Extracted data

# # # # # # #

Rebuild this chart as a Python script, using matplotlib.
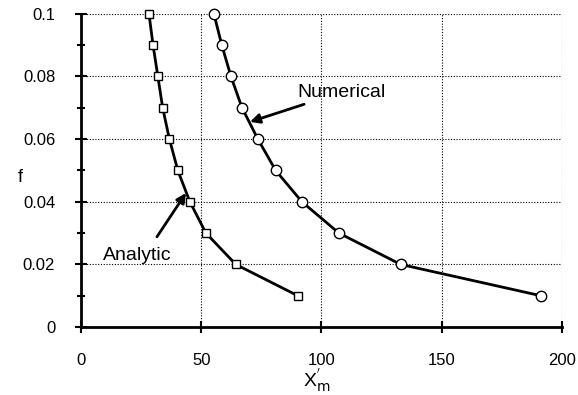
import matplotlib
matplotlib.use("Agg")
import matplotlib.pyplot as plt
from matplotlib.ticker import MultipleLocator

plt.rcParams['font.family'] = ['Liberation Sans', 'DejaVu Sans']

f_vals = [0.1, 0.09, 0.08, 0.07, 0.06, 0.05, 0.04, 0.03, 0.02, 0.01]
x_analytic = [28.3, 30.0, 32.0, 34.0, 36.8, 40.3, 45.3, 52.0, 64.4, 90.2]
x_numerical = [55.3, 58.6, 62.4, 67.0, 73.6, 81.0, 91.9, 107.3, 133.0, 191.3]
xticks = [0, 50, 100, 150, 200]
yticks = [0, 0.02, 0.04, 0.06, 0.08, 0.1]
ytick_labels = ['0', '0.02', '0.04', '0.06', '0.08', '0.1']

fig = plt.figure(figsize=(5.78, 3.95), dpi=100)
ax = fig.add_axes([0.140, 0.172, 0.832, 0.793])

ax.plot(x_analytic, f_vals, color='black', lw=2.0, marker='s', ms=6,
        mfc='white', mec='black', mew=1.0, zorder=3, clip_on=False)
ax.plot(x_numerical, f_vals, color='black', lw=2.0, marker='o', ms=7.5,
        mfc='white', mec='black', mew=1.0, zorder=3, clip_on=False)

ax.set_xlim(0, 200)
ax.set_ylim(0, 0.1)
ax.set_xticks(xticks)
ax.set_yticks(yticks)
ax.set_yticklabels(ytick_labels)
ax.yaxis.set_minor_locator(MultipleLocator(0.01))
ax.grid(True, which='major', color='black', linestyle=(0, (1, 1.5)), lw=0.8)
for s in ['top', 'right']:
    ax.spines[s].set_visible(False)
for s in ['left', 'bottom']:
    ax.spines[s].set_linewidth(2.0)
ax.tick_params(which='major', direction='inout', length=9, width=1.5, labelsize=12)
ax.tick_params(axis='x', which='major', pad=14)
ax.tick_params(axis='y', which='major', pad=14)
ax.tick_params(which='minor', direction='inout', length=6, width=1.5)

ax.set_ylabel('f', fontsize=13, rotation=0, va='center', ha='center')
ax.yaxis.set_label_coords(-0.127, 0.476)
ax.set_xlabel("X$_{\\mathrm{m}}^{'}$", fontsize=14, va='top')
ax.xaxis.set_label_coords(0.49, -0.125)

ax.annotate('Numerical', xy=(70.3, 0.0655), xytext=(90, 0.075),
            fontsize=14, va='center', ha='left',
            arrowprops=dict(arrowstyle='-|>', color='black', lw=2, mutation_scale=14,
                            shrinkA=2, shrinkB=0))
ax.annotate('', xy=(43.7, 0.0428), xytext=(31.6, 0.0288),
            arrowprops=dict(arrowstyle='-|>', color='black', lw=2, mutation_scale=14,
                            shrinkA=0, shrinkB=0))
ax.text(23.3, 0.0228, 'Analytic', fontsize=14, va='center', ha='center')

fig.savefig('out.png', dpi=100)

# # # # # # #

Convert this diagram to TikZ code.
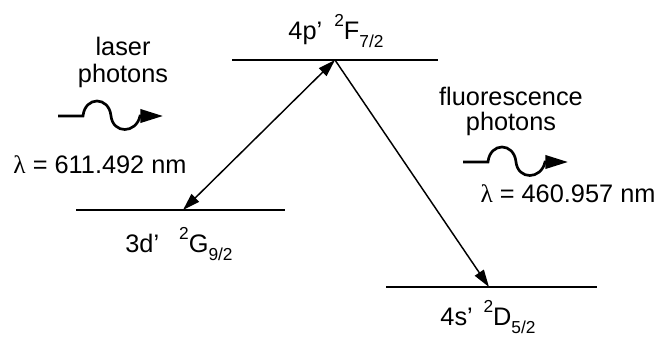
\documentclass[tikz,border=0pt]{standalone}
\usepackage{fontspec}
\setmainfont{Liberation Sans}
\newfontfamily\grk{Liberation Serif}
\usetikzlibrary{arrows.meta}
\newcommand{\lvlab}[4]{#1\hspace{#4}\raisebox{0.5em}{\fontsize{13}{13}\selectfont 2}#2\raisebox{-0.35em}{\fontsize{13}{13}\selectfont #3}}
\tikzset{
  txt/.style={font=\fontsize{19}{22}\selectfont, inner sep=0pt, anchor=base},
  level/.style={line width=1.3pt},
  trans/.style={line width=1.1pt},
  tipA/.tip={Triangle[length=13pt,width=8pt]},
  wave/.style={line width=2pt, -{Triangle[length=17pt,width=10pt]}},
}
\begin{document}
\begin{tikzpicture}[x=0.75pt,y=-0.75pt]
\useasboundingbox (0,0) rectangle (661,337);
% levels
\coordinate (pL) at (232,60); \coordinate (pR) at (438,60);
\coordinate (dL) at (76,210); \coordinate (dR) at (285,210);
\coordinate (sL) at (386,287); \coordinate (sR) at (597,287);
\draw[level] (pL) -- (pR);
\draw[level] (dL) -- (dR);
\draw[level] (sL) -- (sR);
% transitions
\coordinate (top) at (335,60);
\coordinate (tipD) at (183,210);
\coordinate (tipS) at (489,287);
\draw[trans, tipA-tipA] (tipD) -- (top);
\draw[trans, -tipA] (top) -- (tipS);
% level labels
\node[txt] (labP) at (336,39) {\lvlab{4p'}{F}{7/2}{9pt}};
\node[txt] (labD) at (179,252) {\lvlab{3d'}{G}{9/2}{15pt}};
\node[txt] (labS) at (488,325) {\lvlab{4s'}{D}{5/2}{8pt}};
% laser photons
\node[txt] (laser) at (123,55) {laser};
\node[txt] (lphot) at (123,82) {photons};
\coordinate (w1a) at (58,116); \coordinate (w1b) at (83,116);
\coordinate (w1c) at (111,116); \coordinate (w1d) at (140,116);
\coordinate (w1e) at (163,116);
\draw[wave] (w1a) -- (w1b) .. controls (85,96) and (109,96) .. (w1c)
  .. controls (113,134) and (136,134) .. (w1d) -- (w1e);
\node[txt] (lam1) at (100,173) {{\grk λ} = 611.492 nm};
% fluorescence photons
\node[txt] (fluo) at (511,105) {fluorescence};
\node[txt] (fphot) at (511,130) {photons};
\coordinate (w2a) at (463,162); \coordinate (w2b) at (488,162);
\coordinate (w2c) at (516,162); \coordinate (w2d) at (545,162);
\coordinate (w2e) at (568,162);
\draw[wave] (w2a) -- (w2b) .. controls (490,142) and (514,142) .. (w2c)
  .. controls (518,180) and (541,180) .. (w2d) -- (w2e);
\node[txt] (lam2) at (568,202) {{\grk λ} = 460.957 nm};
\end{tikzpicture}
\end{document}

# # # # # # #

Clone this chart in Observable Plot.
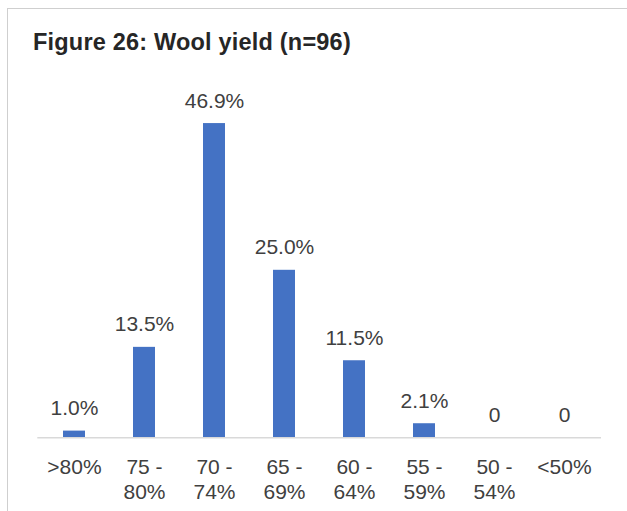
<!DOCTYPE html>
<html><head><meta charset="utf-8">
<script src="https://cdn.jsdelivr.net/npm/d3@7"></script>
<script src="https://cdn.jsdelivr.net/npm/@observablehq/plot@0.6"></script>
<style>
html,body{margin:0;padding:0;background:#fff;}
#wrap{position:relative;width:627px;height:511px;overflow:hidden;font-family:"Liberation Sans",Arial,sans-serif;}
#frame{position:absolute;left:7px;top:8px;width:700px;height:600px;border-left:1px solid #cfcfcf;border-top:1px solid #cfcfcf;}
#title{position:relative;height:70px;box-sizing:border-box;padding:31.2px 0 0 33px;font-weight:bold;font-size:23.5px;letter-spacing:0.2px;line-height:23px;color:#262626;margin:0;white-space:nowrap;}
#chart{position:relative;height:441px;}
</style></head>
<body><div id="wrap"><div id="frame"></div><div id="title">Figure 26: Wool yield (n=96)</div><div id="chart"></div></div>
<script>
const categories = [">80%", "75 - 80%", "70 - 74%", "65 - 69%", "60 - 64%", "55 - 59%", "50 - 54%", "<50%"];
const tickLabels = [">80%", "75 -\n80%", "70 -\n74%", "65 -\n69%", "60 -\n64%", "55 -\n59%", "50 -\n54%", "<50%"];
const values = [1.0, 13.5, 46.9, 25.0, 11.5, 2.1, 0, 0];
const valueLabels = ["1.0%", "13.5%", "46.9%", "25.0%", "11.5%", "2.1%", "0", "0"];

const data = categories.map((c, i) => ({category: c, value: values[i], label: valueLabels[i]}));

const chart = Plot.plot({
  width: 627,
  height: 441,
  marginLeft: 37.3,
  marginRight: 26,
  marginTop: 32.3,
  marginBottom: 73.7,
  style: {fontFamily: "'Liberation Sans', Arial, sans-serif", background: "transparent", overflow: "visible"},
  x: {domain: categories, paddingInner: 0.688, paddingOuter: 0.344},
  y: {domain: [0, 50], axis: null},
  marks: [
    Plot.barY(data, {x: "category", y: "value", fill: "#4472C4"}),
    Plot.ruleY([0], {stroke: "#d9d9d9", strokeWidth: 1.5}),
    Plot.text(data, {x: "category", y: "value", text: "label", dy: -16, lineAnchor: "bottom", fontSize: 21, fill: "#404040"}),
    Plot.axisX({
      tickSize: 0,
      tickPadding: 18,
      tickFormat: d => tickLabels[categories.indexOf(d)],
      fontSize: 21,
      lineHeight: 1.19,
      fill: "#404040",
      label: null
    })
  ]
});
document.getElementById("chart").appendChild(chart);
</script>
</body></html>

# # # # # # #

Goal
In the listing above, find the line containing "Clone this chart in Observable Plot." and the line containing "const data = categories.map((c, i)". Print those two lines and every line between them exactly, with no pictures.

Full output
Clone this chart in Observable Plot.
<!DOCTYPE html>
<html><head><meta charset="utf-8">
<script src="https://cdn.jsdelivr.net/npm/d3@7"></script>
<script src="https://cdn.jsdelivr.net/npm/@observablehq/plot@0.6"></script>
<style>
html,body{margin:0;padding:0;background:#fff;}
#wrap{position:relative;width:627px;height:511px;overflow:hidden;font-family:"Liberation Sans",Arial,sans-serif;}
#frame{position:absolute;left:7px;top:8px;width:700px;height:600px;border-left:1px solid #cfcfcf;border-top:1px solid #cfcfcf;}
#title{position:relative;height:70px;box-sizing:border-box;padding:31.2px 0 0 33px;font-weight:bold;font-size:23.5px;letter-spacing:0.2px;line-height:23px;color:#262626;margin:0;white-space:nowrap;}
#chart{position:relative;height:441px;}
</style></head>
<body><div id="wrap"><div id="frame"></div><div id="title">Figure 26: Wool yield (n=96)</div><div id="chart"></div></div>
<script>
const categories = [">80%", "75 - 80%", "70 - 74%", "65 - 69%", "60 - 64%", "55 - 59%", "50 - 54%", "<50%"];
const tickLabels = [">80%", "75 -\n80%", "70 -\n74%", "65 -\n69%", "60 -\n64%", "55 -\n59%", "50 -\n54%", "<50%"];
const values = [1.0, 13.5, 46.9, 25.0, 11.5, 2.1, 0, 0];
const valueLabels = ["1.0%", "13.5%", "46.9%", "25.0%", "11.5%", "2.1%", "0", "0"];

const data = categories.map((c, i) => ({category: c, value: values[i], label: valueLabels[i]}));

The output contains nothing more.